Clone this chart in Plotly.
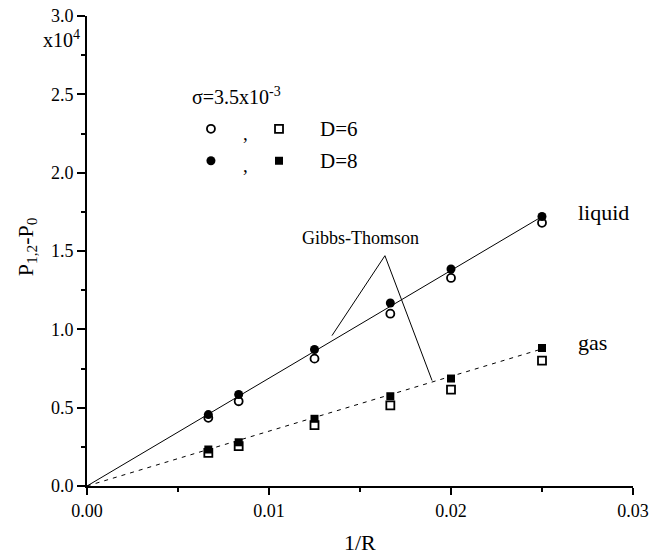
import plotly.graph_objects as go

# ---- data ----
inv_R = [1/150, 1/120, 1/80, 1/60, 1/50, 1/40]
liquid_D6 = [0.435, 0.541, 0.813, 1.10, 1.328, 1.68]
liquid_D8 = [0.456, 0.584, 0.871, 1.168, 1.385, 1.72]
gas_D6 = [0.212, 0.254, 0.388, 0.515, 0.615, 0.80]
gas_D8 = [0.233, 0.279, 0.429, 0.573, 0.686, 0.881]

fit_x = [0.0, 0.025]
liquid_fit = [0.0, 1.72]
gas_fit = [0.0, 0.875]

# Gibbs-Thomson pointer (end on liquid line, apex, end on gas line)
gt_x = [0.01346, 0.01637, 0.01896]
gt_y = [0.96, 1.47, 0.673]

x_ticks = [0.0, 0.01, 0.02, 0.03]
y_ticks = [0.0, 0.5, 1.0, 1.5, 2.0, 2.5, 3.0]

FONT = "Liberation Serif"
BLACK = "black"

fig = go.Figure()

fig.add_trace(go.Scatter(x=fit_x, y=liquid_fit, mode="lines",
                         line=dict(color=BLACK, width=1), showlegend=False))
fig.add_trace(go.Scatter(x=fit_x, y=gas_fit, mode="lines",
                         line=dict(color=BLACK, width=1, dash="4px,5px"), showlegend=False))
fig.add_trace(go.Scatter(x=gt_x, y=gt_y, mode="lines",
                         line=dict(color=BLACK, width=1), showlegend=False))

open_c = dict(symbol="circle-open", size=8, color=BLACK, line=dict(width=1.8, color=BLACK))
fill_c = dict(symbol="circle", size=9, color=BLACK)
open_s = dict(symbol="square-open", size=8, color=BLACK, line=dict(width=1.8, color=BLACK))
fill_s = dict(symbol="square", size=8, color=BLACK)

fig.add_trace(go.Scatter(x=inv_R, y=liquid_D6, mode="markers", name="liquid D=6", marker=open_c))
fig.add_trace(go.Scatter(x=inv_R, y=liquid_D8, mode="markers", name="liquid D=8", marker=fill_c))
fig.add_trace(go.Scatter(x=inv_R, y=gas_D6, mode="markers", name="gas D=6", marker=open_s))
fig.add_trace(go.Scatter(x=inv_R, y=gas_D8, mode="markers", name="gas D=8", marker=fill_s))

# legend symbols (drawn in data space)
leg_x = [0.00681, 0.01055]
leg_y6 = 2.28
leg_y8 = 2.076
fig.add_trace(go.Scatter(x=[leg_x[0]], y=[leg_y6], mode="markers", marker=open_c))
fig.add_trace(go.Scatter(x=[leg_x[1]], y=[leg_y6], mode="markers", marker=open_s))
fig.add_trace(go.Scatter(x=[leg_x[0]], y=[leg_y8], mode="markers", marker=fill_c))
fig.add_trace(go.Scatter(x=[leg_x[1]], y=[leg_y8], mode="markers", marker=fill_s))

ann = []
def a(x, y, text, xref="x", yref="y", size=17, xanchor="center", angle=0):
    ann.append(dict(x=x, y=y, xref=xref, yref=yref, text=text, showarrow=False,
                    font=dict(family=FONT, size=size, color=BLACK), xanchor=xanchor,
                    yanchor="middle", textangle=angle))

a(0.00566, 2.49, "σ=3.5x10<sup>-3</sup>", xanchor="left", size=20)
a(0.0087, 2.25, ",", size=19)
a(0.0087, 2.045, ",", size=19)
a(0.0127, 2.28, "D=6", xanchor="left", size=21)
a(0.0127, 2.076, "D=8", xanchor="left", size=21)
a(0.0284, 1.744, "liquid", size=22)
a(0.0278, 0.915, "gas", size=22)
a(0.0150, 1.585, "Gibbs-Thomson", size=18)
a(-0.046, 0.952, "x10<sup>4</sup>", xref="paper", yref="paper", size=20)
a(0.5, -0.12, "1/R", xref="paper", yref="paper", size=22)
a(-0.11, 0.51, "P<sub>1,2</sub>-P<sub>0</sub>", xref="paper", yref="paper", size=22, angle=-90)

fig.update_layout(
    width=651, height=556,
    margin=dict(l=87, r=18, t=16, b=70),
    plot_bgcolor="white", paper_bgcolor="white",
    annotations=ann,
    showlegend=False,
)
fig.update_xaxes(range=[0, 0.03], tickvals=x_ticks, automargin=False,
                 ticktext=[f"{v:.2f}" for v in x_ticks],
                 showgrid=False, zeroline=False, showline=True, linecolor=BLACK, linewidth=2,
                 ticks="outside", ticklen=7, tickwidth=2, tickcolor=BLACK,
                 minor=dict(tickvals=[0.005, 0.015, 0.025], ticks="outside", ticklen=4,
                            tickwidth=1.5, tickcolor=BLACK),
                 tickfont=dict(family=FONT, size=18, color=BLACK))
fig.update_yaxes(range=[0, 3.0], tickvals=y_ticks, automargin=False,
                 ticktext=[f"{v:.1f}" for v in y_ticks],
                 showgrid=False, zeroline=False, showline=True, linecolor=BLACK, linewidth=2,
                 ticks="outside", ticklen=8, tickwidth=2, tickcolor=BLACK,
                 minor=dict(tickvals=[0.25, 0.75, 1.25, 1.75, 2.25, 2.75], ticks="outside",
                            ticklen=4, tickwidth=1.5, tickcolor=BLACK),
                 tickfont=dict(family=FONT, size=18, color=BLACK))

fig.write_html("out.html", config={"displayModeBar": False},
               post_script="document.body.style.margin='0';document.body.style.overflow='hidden';")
※ ※ ※
WHAT IS ASKED: Set down again, exactly, the lines of the material above from its first line to the one with "gas_fit = [0.0, 0.875]", inclusive. Leave the pictures out.

THE ANSWER:
Clone this chart in Plotly.
import plotly.graph_objects as go

# ---- data ----
inv_R = [1/150, 1/120, 1/80, 1/60, 1/50, 1/40]
liquid_D6 = [0.435, 0.541, 0.813, 1.10, 1.328, 1.68]
liquid_D8 = [0.456, 0.584, 0.871, 1.168, 1.385, 1.72]
gas_D6 = [0.212, 0.254, 0.388, 0.515, 0.615, 0.80]
gas_D8 = [0.233, 0.279, 0.429, 0.573, 0.686, 0.881]

fit_x = [0.0, 0.025]
liquid_fit = [0.0, 1.72]
gas_fit = [0.0, 0.875]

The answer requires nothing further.